Alaska’s capital city of Juneau is urging many residents to evacuate, bracing for the arrival of what could be record floodwaters flowing downstream from a basin dammed by the area’s Mendenhall Glacier, with the event being driven by climate change amid glacial retreat, according to a federal agency.
Summer glacial flooding, known as a glacial lake outburst flood, or GLOF, threatens parts of the city due to a combination of rainwater and snowmelt.
Authorities say flooding from the Mendenhall River will probably crest around 4pm Alaska time, or 8pm ET on Wednesday. They hope that recently installed emergency flood barriers will hold back the waters and protect Mendenhall valley, where a majority of Juneau’s 32,000 full-time residents live.
On Tuesday morning, authorities confirmed water had started escaping the ice dam, with flooding expected into Wednesday. Some Juneau residents in the flood zone have already evacuated as officials intensified their warnings on Tuesday, saying “Don’t wait, Evacuate TONIGHT.”
The National Weather Service (NWS) office in Juneau said in an X post late on Tuesday that local hydrologists had adjusted their Mendenhall flooding forecast, anticipating that the river would crest at over 16ft on Wednesday morning.
Nicole Ferrin, with the NWS, said during a briefing on Tuesday that the flood warning was issued after “a lot of analysis” but the calculations were complicated by rainfall causing significant rising of the lake and river and confirmed that a sub-glacial release had occurred.
“This will be a new record based on all of the information we have,” Ferrin said, according to the Juneau Empire.
The Mendenhall Glacier fills a large valley north of Juneau, creating an ice dam for a meltwater lake that fills Suicide Basin. Since 2011, outburst floods from the depression have been pouring into Mendenhall Lake and rushing down the river toward Juneau each year.
But the annual Mendenhall glacial lake outburst flood is judged to be intensifying as a result of climate change.
The National Oceanic and Atmospheric Association (Noaa), said in a statement that Alaska had warmed twice as fast as the rest of the US over the last several decades.
Over the last century Alaska’s average annual temperature has risen 3.1 degrees fahrenheit and the overall trend continues to increase, according to data from Noaa’s National Centers for Environmental Information.

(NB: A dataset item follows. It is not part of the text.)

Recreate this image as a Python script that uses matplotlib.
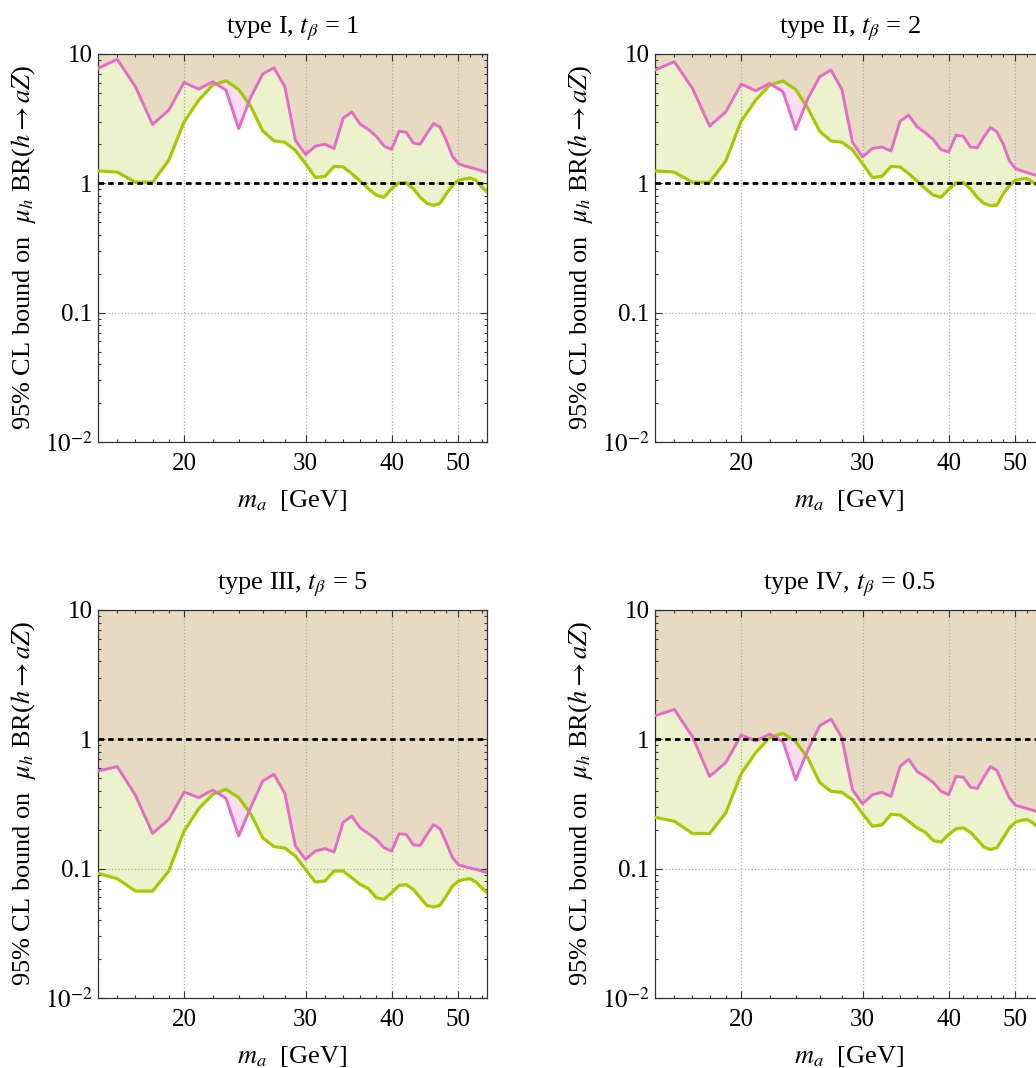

Scientists have attributed the retreat, melting and thinning of glaciers over the last century to Earth’s warming climate. Alaska’s glaciers are among the fastest-melting glaciers on Earth and have been in steep decline since the late 1980s, according to the Alaska Climate Science Center.
On the record amounts of water now threatening Juneau, Rick Thoman, Alaska climate specialist at the Alaska Center for Climate Assessment and Policy, told Climate.gov, Noaa reported: “Without climate change, there is no reason to think that this would be happening on the Mendenhall Glacier, then in the lake, and downriver.”
An outburst in August 2023 sent record amounts of water into Mendenhall Lake and down Mendenhall River toward Juneau, inundating areas that had not experienced flooding before, the NWS office in Juneau said at the time, causing significant erosion.
The Mendenhall Glacier is about 12 miles from Juneau and considered a popular tourist attraction. Juneau lies 800 miles from Anchorage, where Donald Trump and the Russian president, Vladimir Putin, are due to meet on Friday to discuss the war in Ukraine.
Flooding from the glacier has become an annual concern for almost 15 years, and in recent years has swept away houses and swamped hundreds of homes.
It is blamed on the retreat of a smaller glacier near Mendenhall Glacier – a casualty of the heating climate – and left a basin that fills with rainwater and snowmelt each spring and summer.
When the water creates enough pressure, it forces its way under or around the ice dam created by the blue ice Mendenhall glacier.
The Mendenhall was originally named Sitaantaagu (“the Glacier Behind the Town”) or Aak’wtaaksit (“the Glacier Behind the Little Lake”) by the Tlingit Indians, but later called Auke (Auk) Glacier, for the Auk Kwaan band of Tlingit Indians, by naturalist John Muir. It was renamed in 1892 for Thomas Corwin Mendenhall, who had helped determine the boundary between Canada and Alaska. It is considered a relic of the little ice age that lasted until the mid-18th century and is now receding at about 100 to 150 feet a year.